A rescue ship operating off the coast of Libya rescued 258 migrants. The first of the two rescues involved a 7-metre-long wooden boat filled with 162 migrants, including 17 women and 29 minors, many of them in a cramped area below the deck.
The boat had an engine but no navigation system, said Fulvia Conte, the rescue coordinator for the Geo Barents ship, which is run by the humanitarian charity, Doctors Without Borders.
The group of Syrians and Egyptians had spent hours at sea with the boat low in the water.
“Many of them were below deck, in the belly of the boat, a place that is even more unsafe as far as ventilation is concerned,” Conte told The Associated Press, adding that rescuers have found people dead below deck during previous rescues.
The second rescue involved 96 people on a similar wooden boat, including nine children, mainly Syrians.
The Italian Maritime Authority told the Geo Barents to take the rescued people to the port of Salerno, near Naples, 400 kilometers from their current location, according to Conte.
She said the assigning of a far-off port keeps rescue ships out of the area where they are needed for long periods of time. “It means to have probably more people crossing in a very unsafe way, or even dying or disappearing or being intercepted and then brought back to Libya.”
In a recent statement, the aid group denounced “the scandalous inaction of the governments that sentence to death thousands of people every year.”
According to Italian Interior Ministry statistics, as of October 6th, nearly 136,000 people had arrived in Italy this year, compared with 72,000 in the same period in 2023.
Italian Premier Giorgia Meloni, who has vowed to take “extraordinary measures” to deal with the surging flux of migrants, is in Granada, Spain, for a summit where she has been discussing migration with other European leaders. She is pushing for more help from other countries as Italy struggles to cope with the arrivals.
As the summit was underway over 900 migrants from sub-Saharan Africa landed on different islands in the Canary Islands archipelago over a 24-hour period.
The European Union (EU) has been under scrutiny for its role, and responses to the migration crisis. Critics argue that more needs to be done to safeguard migrants’ rights and lives, suggesting the establishment of safer and more lawful pathways to asylum.
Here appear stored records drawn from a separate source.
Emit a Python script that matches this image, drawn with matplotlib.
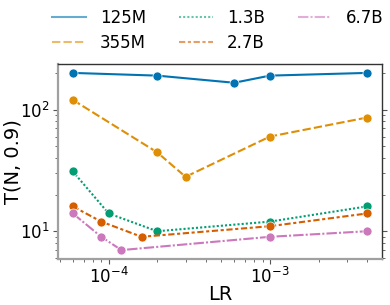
import matplotlib
matplotlib.use("Agg")
import matplotlib.pyplot as plt

labels = ["125M", "355M", "1.3B", "2.7B", "6.7B"]
lr_125m = [6e-5, 2e-4, 6e-4, 1e-3, 4e-3]
t_125m = [200, 190, 166, 190, 200]
lr_355m = [6e-5, 2e-4, 3e-4, 1e-3, 4e-3]
t_355m = [120, 44.5, 28, 60, 86]
lr_1_3b = [6e-5, 1e-4, 2e-4, 1e-3, 4e-3]
t_1_3b = [31, 14, 10, 12, 16]
lr_2_7b = [6e-5, 9e-5, 1.6e-4, 1e-3, 4e-3]
t_2_7b = [16, 12, 9, 11, 14]
lr_6_7b = [6e-5, 9e-5, 1.2e-4, 1e-3, 4e-3]
t_6_7b = [14, 9, 7, 9, 10]

xs = [lr_125m, lr_355m, lr_1_3b, lr_2_7b, lr_6_7b]
ys = [t_125m, t_355m, t_1_3b, t_2_7b, t_6_7b]
colors = ["#0173b2", "#de8f05", "#029e73", "#d55e00", "#cc78bc"]
dashes = [None, (4, 1.5), (1, 1), (3, 1.25, 1.5, 1.25), (5, 1, 1, 1)]

fig = plt.figure(figsize=(3.9, 3.05), dpi=100)
ax = fig.add_axes([0.149, 0.151, 0.830, 0.639])

handles = []
for x, y, c, d, lab in zip(xs, ys, colors, dashes, labels):
    kw = {}
    if d is not None:
        kw["dashes"] = d
    ax.plot(x, y, color=c, lw=1.5, marker="o", ms=6.5, mec="white", mew=0.5, **kw)
    h, = ax.plot([], [], color=c, lw=1.5, alpha=0.6, label=lab, **kw)
    handles.append(h)

ax.set_xscale("log")
ax.set_yscale("log")
ax.tick_params(which="both", labelsize=12, direction="out", pad=2.5)
ax.tick_params(axis="y", which="both", right=True)
ax.set_xlabel("LR", fontsize=14, labelpad=-2)
ax.set_ylabel("T(N, 0.9)", fontsize=14, labelpad=-2)
for s in ["left", "bottom"]:
    ax.spines[s].set_color("#a0a0a0")
    ax.spines[s].set_linewidth(1.6)
for s in ["top", "right"]:
    ax.spines[s].set_color("#333333")
    ax.spines[s].set_linewidth(1.0)
ax.tick_params(which="both", colors="#555555", labelcolor="black")

fig.legend(handles=handles, loc="upper center", bbox_to_anchor=(0.558, 1.02), ncol=3,
           frameon=False, fontsize=12, handlelength=2.0, handletextpad=0.85,
           columnspacing=2.0, labelspacing=0.44)

fig.savefig("out.png", dpi=100)
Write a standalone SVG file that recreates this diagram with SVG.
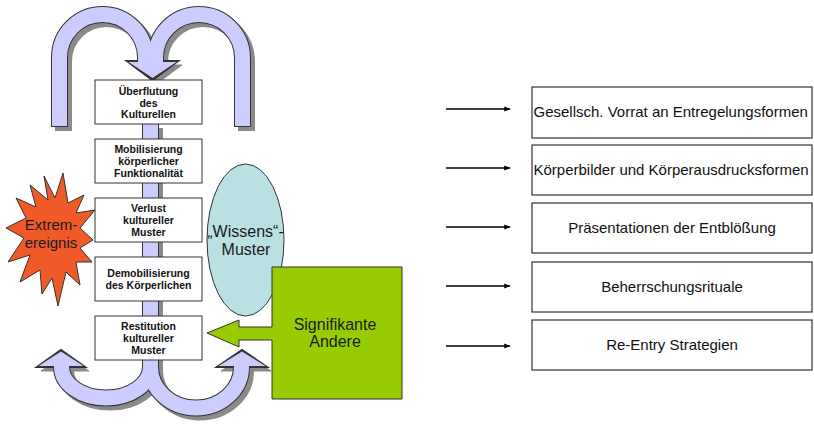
<svg xmlns="http://www.w3.org/2000/svg" width="814" height="425" viewBox="0 0 814 425">
<defs>
<style>
.sh{fill:none;stroke:#8a8a8a;stroke-width:17}
.shp{fill:#8a8a8a;stroke:#8a8a8a;stroke-width:1}
.ol{fill:none;stroke:#333;stroke-width:17}
.olp{fill:#333;stroke:#333;stroke-width:2;stroke-linejoin:miter}
.fl{fill:none;stroke:#ccccff;stroke-width:15}
.flp{fill:#ccccff;stroke:none}
.box{fill:#fff;stroke:#333;stroke-width:1}
.lt{font-family:"Liberation Sans",Arial,sans-serif;font-size:10.5px;font-weight:bold;fill:#111;text-anchor:middle}
.rt{font-family:"Liberation Sans",Arial,sans-serif;font-size:15px;fill:#111}
.bt{font-family:"Liberation Sans",Arial,sans-serif;font-size:16px;fill:#1a1a1a;text-anchor:middle}
.rbox{fill:#fff;stroke:#333;stroke-width:1.2}
.conn{stroke:#000;stroke-width:1.6;fill:none}
</style>
<marker id="ah" viewBox="0 0 10 10" refX="9" refY="5" markerWidth="4" markerHeight="4" orient="auto" markerUnits="strokeWidth">
<path d="M0,1 L10,5 L0,9 Z" fill="#000"/>
</marker>
</defs>

<g id="loops">
<!-- shadows -->
<g transform="translate(4,4)">
<path class="sh" d="M59.5,127 L59.5,57.5 A43,43 0 0 1 145.5,57.5 L145.5,62"/>
<path class="sh" d="M242.5,127 L242.5,58 A43.5,43.5 0 0 0 155.5,58 L155.5,62"/>
<polygon class="shp" points="127,61 178,61 152.5,80"/>
<path class="sh" d="M150.5,124 L150.5,367 A44.5,31 0 0 1 61.5,367 L61.5,366"/>
<path class="sh" d="M150.5,124 L150.5,367 A45.5,41 0 0 0 241.5,367 L241.5,366"/>
<polygon class="shp" points="37,367 85,367 61,350"/>
<polygon class="shp" points="217,367 267,367 242,350"/>
</g>
<!-- outlines -->
<path class="ol" d="M59.5,127 L59.5,57.5 A43,43 0 0 1 145.5,57.5 L145.5,62"/>
<path class="ol" d="M242.5,127 L242.5,58 A43.5,43.5 0 0 0 155.5,58 L155.5,62"/>
<polygon class="olp" points="127,61 178,61 152.5,80"/>
<path class="ol" d="M150.5,124 L150.5,367 A44.5,31 0 0 1 61.5,367 L61.5,366"/>
<path class="ol" d="M150.5,124 L150.5,367 A45.5,41 0 0 0 241.5,367 L241.5,366"/>
<polygon class="olp" points="37,367 85,367 61,350"/>
<polygon class="olp" points="217,367 267,367 242,350"/>
<!-- fills -->
<path class="fl" d="M59.5,126 L59.5,57.5 A43,43 0 0 1 145.5,57.5 L145.5,63"/>
<path class="fl" d="M242.5,126 L242.5,58 A43.5,43.5 0 0 0 155.5,58 L155.5,63"/>
<polygon class="flp" points="128.5,62 176.5,62 152.5,78"/>
<path class="fl" d="M150.5,124 L150.5,367 A44.5,31 0 0 1 61.5,367 L61.5,365"/>
<path class="fl" d="M150.5,124 L150.5,367 A45.5,41 0 0 0 241.5,367 L241.5,365"/>
<polygon class="flp" points="38.5,366 83.5,366 61,351.5"/>
<polygon class="flp" points="218.5,366 265.5,366 242,351.5"/>
</g>

<g id="n1"><rect class="box" x="95" y="80" width="107" height="44"/>
<text class="lt" x="148.5" y="95">Überflutung</text><text class="lt" x="148.5" y="106.5">des</text><text class="lt" x="148.5" y="118">Kulturellen</text></g>
<g id="n2"><rect class="box" x="95" y="139" width="107" height="44"/>
<text class="lt" x="148.5" y="153">Mobilisierung</text><text class="lt" x="148.5" y="165">körperlicher</text><text class="lt" x="148.5" y="177">Funktionalität</text></g>
<g id="n3"><rect class="box" x="95" y="198" width="107" height="44"/>
<text class="lt" x="148.5" y="212">Verlust</text><text class="lt" x="148.5" y="224">kultureller</text><text class="lt" x="148.5" y="236">Muster</text></g>
<g id="n4"><rect class="box" x="95" y="257" width="107" height="44"/>
<text class="lt" x="148.5" y="277">Demobilisierung</text><text class="lt" x="148.5" y="289">des Körperlichen</text></g>
<g id="n5"><rect class="box" x="95" y="316" width="107" height="44"/>
<text class="lt" x="148.5" y="330">Restitution</text><text class="lt" x="148.5" y="342">kultureller</text><text class="lt" x="148.5" y="354">Muster</text></g>

<g id="extrem">
<polygon fill="#f05a28" stroke="#333" stroke-width="1" points="63,173 68,203 84,195 76,213 95,210 80,228 93,240 80,248 92,262 76,262 80,285 66,272 58,306 52,278 42,294 40,270 20,282 30,255 8,262 24,238 6,228 26,218 16,198 36,207 30,185 48,200 44,176 55,198"/>
<text class="bt" x="51" y="230" style="font-size:15px">Extrem-</text>
<text class="bt" x="51" y="248" style="font-size:15px">ereignis</text>
</g>

<g id="wissen">
<ellipse cx="245.5" cy="240" rx="38.5" ry="76" fill="#b9e0e3" stroke="#333" stroke-width="1"/>
<text class="bt" x="245.5" y="237">„Wissens“-</text>
<text class="bt" x="246" y="255">Muster</text>
</g>

<g id="signifikant">
<polygon fill="#99cc00" stroke="#333" stroke-width="1" points="272,267 402,267 402,399 272,399 272,340 239,340 239,347 207,333 239,320 239,327 272,327"/>
<text class="bt" x="335" y="330">Signifikante</text>
<text class="bt" x="335" y="347">Andere</text>
</g>

<g id="connectors">
<line class="conn" x1="446" y1="109" x2="510" y2="109" marker-end="url(#ah)"/>
<line class="conn" x1="446" y1="168" x2="510" y2="168" marker-end="url(#ah)"/>
<line class="conn" x1="446" y1="227" x2="510" y2="227" marker-end="url(#ah)"/>
<line class="conn" x1="446" y1="286" x2="510" y2="286" marker-end="url(#ah)"/>
<line class="conn" x1="446" y1="346" x2="510" y2="346" marker-end="url(#ah)"/>
</g>

<g id="r1"><rect class="rbox" x="532" y="87" width="280" height="51"/><text class="rt" x="533.5" y="117">Gesellsch. Vorrat an Entregelungsformen</text></g>
<g id="r2"><rect class="rbox" x="532" y="145" width="280" height="50"/><text class="rt" x="533.5" y="175">Körperbilder und Körperausdrucksformen</text></g>
<g id="r3"><rect class="rbox" x="532" y="203" width="280" height="50"/><text class="rt" x="672" y="233" text-anchor="middle">Präsentationen der Entblößung</text></g>
<g id="r4"><rect class="rbox" x="532" y="262" width="280" height="50"/><text class="rt" x="672" y="292" text-anchor="middle">Beherrschungsrituale</text></g>
<g id="r5"><rect class="rbox" x="532" y="320" width="280" height="50"/><text class="rt" x="672" y="350" text-anchor="middle">Re-Entry Strategien</text></g>
</svg>
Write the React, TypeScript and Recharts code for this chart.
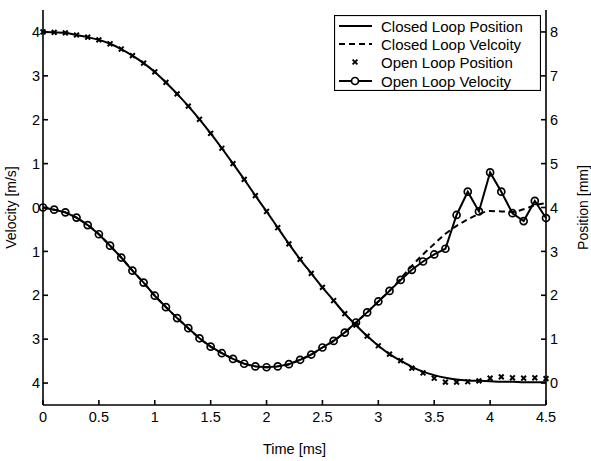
import React from 'react';
import { LineChart, Line, XAxis, YAxis } from 'recharts';

// time axis, sampled every 0.1 ms
const time = [
  0, 0.1, 0.2, 0.3, 0.4, 0.5, 0.6, 0.7, 0.8, 0.9,
  1.0, 1.1, 1.2, 1.3, 1.4, 1.5, 1.6, 1.7, 1.8, 1.9,
  2.0, 2.1, 2.2, 2.3, 2.4, 2.5, 2.6, 2.7, 2.8, 2.9,
  3.0, 3.1, 3.2, 3.3, 3.4, 3.5, 3.6, 3.7, 3.8, 3.9,
  4.0, 4.1, 4.2, 4.3, 4.4, 4.5,
];

// position [mm] (right axis)
const closedLoopPosition = [
  8.0, 7.99, 7.98, 7.93, 7.88, 7.82, 7.73, 7.61, 7.46, 7.29,
  7.09, 6.85, 6.59, 6.31, 6.01, 5.69, 5.35, 5.0, 4.64, 4.27,
  3.91, 3.54, 3.17, 2.82, 2.5, 2.18, 1.88, 1.58, 1.32, 1.07,
  0.85, 0.66, 0.51, 0.37, 0.26, 0.18, 0.12, 0.08, 0.06, 0.05,
  0.04, 0.03, 0.03, 0.02, 0.02, 0.02,
];
const openLoopPosition = [
  8.0, 7.99, 7.98, 7.93, 7.88, 7.82, 7.73, 7.61, 7.46, 7.29,
  7.09, 6.85, 6.59, 6.31, 6.01, 5.69, 5.35, 5.0, 4.64, 4.27,
  3.91, 3.54, 3.17, 2.82, 2.5, 2.18, 1.88, 1.58, 1.32, 1.07,
  0.85, 0.66, 0.51, 0.34, 0.23, 0.11, 0.02, 0.02, 0.03, 0.05,
  0.11, 0.14, 0.12, 0.11, 0.12, 0.1,
];

// velocity [m/s] (left axis)
const closedLoopVelocity = [
  0.0, -0.05, -0.11, -0.23, -0.4, -0.61, -0.87, -1.14, -1.44, -1.71,
  -2.01, -2.27, -2.52, -2.75, -2.98, -3.17, -3.32, -3.45, -3.56, -3.62,
  -3.64, -3.62, -3.57, -3.47, -3.35, -3.19, -3.04, -2.85, -2.62, -2.39,
  -2.14, -1.9, -1.62, -1.33, -1.07, -0.83, -0.6, -0.42, -0.27, -0.15,
  -0.08, -0.09, -0.1, -0.04, 0.05, 0.1,
];
const openLoopVelocity = [
  0.0, -0.05, -0.11, -0.23, -0.4, -0.61, -0.87, -1.14, -1.44, -1.71,
  -2.01, -2.27, -2.52, -2.75, -2.98, -3.17, -3.32, -3.45, -3.56, -3.62,
  -3.64, -3.62, -3.57, -3.47, -3.35, -3.19, -3.04, -2.85, -2.62, -2.39,
  -2.14, -1.9, -1.65, -1.42, -1.23, -1.07, -0.94, -0.17, 0.36, -0.09,
  0.8, 0.36, -0.13, -0.31, 0.15, -0.24,
];

const timeTicks = [0, 0.5, 1, 1.5, 2, 2.5, 3, 3.5, 4, 4.5];
const velocityTicks = [-4, -3, -2, -1, 0, 1, 2, 3, 4];
const positionTicks = [0, 1, 2, 3, 4, 5, 6, 7, 8];

const legendItems = [
  'Closed Loop Position',
  'Closed Loop Velcoity',
  'Open Loop Position',
  'Open Loop Velocity',
];

const data = time.map((t, i) => ({
  t,
  clPos: closedLoopPosition[i],
  clVel: closedLoopVelocity[i],
  olPos: openLoopPosition[i],
  olVel: openLoopVelocity[i],
}));

const font = 'Liberation Sans, Arial, sans-serif';
const tickStyle = { fontSize: 14.5, fill: '#000', fontFamily: font };

const CrossDot = (props: any) => {
  const { cx, cy } = props;
  if (cx == null || cy == null) return <g />;
  const s = 2.4;
  return (
    <path
      d={`M${cx - s},${cy - s}L${cx + s},${cy + s}M${cx - s},${cy + s}L${cx + s},${cy - s}`}
      stroke="#000"
      strokeWidth={2}
      fill="none"
    />
  );
};

const SideLabel = ({ viewBox, text, dx }: any) => {
  const x = viewBox.x + dx;
  const y = viewBox.y + viewBox.height / 2;
  return (
    <text
      x={x}
      y={y}
      transform={`rotate(-90, ${x}, ${y})`}
      textAnchor="middle"
      dominantBaseline="central"
      style={{ fontSize: 14, fontFamily: font, fill: '#000' }}
    >
      {text}
    </text>
  );
};

function ChartLegend() {
  const rowY = [11, 29, 47, 66];
  return (
    <svg
      width={207}
      height={76}
      style={{ position: 'absolute', left: 334, top: 15, background: '#fff' }}
    >
      <rect x={0.5} y={0.5} width={206} height={75} fill="#fff" stroke="#000" strokeWidth={1.2} />
      <line x1={5} x2={38} y1={rowY[0]} y2={rowY[0]} stroke="#000" strokeWidth={2} />
      <line x1={5} x2={38} y1={rowY[1]} y2={rowY[1]} stroke="#000" strokeWidth={2} strokeDasharray="6 4" />
      <CrossDot cx={21} cy={rowY[2]} />
      <line x1={5} x2={38} y1={rowY[3]} y2={rowY[3]} stroke="#000" strokeWidth={2} />
      <circle cx={21} cy={rowY[3]} r={3.5} stroke="#000" strokeWidth={1.7} fill="#fff" />
      {legendItems.map((label, i) => (
        <text
          key={label}
          x={47}
          y={rowY[i]}
          dominantBaseline="central"
          style={{ fontSize: 15, fontFamily: font, fill: '#000' }}
        >
          {label}
        </text>
      ))}
    </svg>
  );
}

export default function App() {
  return (
    <div style={{ position: 'absolute', left: 0, top: 0, width: 591, height: 461, background: '#fff' }}>
      <LineChart width={591} height={461} data={data} margin={{ top: 10, right: 0, bottom: 0, left: 0 }}>
        <XAxis
          xAxisId="bottom"
          dataKey="t"
          type="number"
          domain={[0, 4.5]}
          ticks={timeTicks}
          height={56}
          tick={tickStyle}
          tickSize={-5}
          tickMargin={12}
          stroke="#000"
          strokeWidth={1.6}
          label={{ value: 'Time [ms]', position: 'insideBottom', offset: 7, style: { fontSize: 14.5, fontFamily: font, fill: '#000' } }}
        />
        <XAxis
          xAxisId="top"
          orientation="top"
          dataKey="t"
          type="number"
          domain={[0, 4.5]}
          ticks={timeTicks}
          height={0}
          tickFormatter={() => ''}
          tickSize={-5}
          stroke="#000"
          strokeWidth={1.6}
        />
        <YAxis
          yAxisId="vel"
          orientation="left"
          type="number"
          domain={[-4.5, 4.5]}
          ticks={velocityTicks}
          width={43}
          tick={tickStyle}
          tickFormatter={(v: number) => String(Math.abs(v))}
          tickSize={-5}
          tickMargin={8}
          stroke="#000"
          strokeWidth={1.6}
          label={(p: any) => <SideLabel viewBox={p.viewBox} text="Velocity [m/s]" dx={11} />}
        />
        <YAxis
          yAxisId="pos"
          orientation="right"
          type="number"
          domain={[-0.5, 8.5]}
          ticks={positionTicks}
          width={45}
          tick={tickStyle}
          tickSize={-5}
          tickMargin={9}
          stroke="#000"
          strokeWidth={1.6}
          label={(p: any) => <SideLabel viewBox={p.viewBox} text="Position [mm]" dx={37} />}
        />
        <Line
          xAxisId="bottom"
          yAxisId="pos"
          dataKey="clPos"
          type="monotone"
          stroke="#000"
          strokeWidth={2}
          dot={false}
          isAnimationActive={false}
        />
        <Line
          xAxisId="bottom"
          yAxisId="vel"
          dataKey="clVel"
          type="monotone"
          stroke="#000"
          strokeWidth={2}
          strokeDasharray="6 4"
          dot={false}
          isAnimationActive={false}
        />
        <Line
          xAxisId="bottom"
          yAxisId="pos"
          dataKey="olPos"
          stroke="none"
          strokeWidth={0}
          dot={(p: any) => <CrossDot key={`x${p.index}`} cx={p.cx} cy={p.cy} />}
          isAnimationActive={false}
        />
        <Line
          xAxisId="bottom"
          yAxisId="vel"
          dataKey="olVel"
          type="linear"
          stroke="#000"
          strokeWidth={2}
          dot={{ r: 3.5, stroke: '#000', strokeWidth: 1.7, fill: 'none' }}
          isAnimationActive={false}
        />
      </LineChart>
      <ChartLegend />
    </div>
  );
}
As well as improving the conditions and prospects for migrants returned to transit countries like Libya.
As winter approaches, conditions at sea will become even more treacherous, yet the allure of safety, stability, and a chance for a new life will undeniably continue to drive desperate individuals to undertake these risky journeys.
The recent events ignited renewed calls for a comprehensive and humanitarian approach to the migration crisis, urging global leaders to foster collaborations that prioritise the preservation of life and dignity for all individuals, regardless of their migratory status.
Discussions between leaders in Europe, North Africa, and international organisations are imperative to formulate strategies that address the root causes of forced migration and to ensure the safety and rights of those who feel compelled to embark on such hazardous journeys.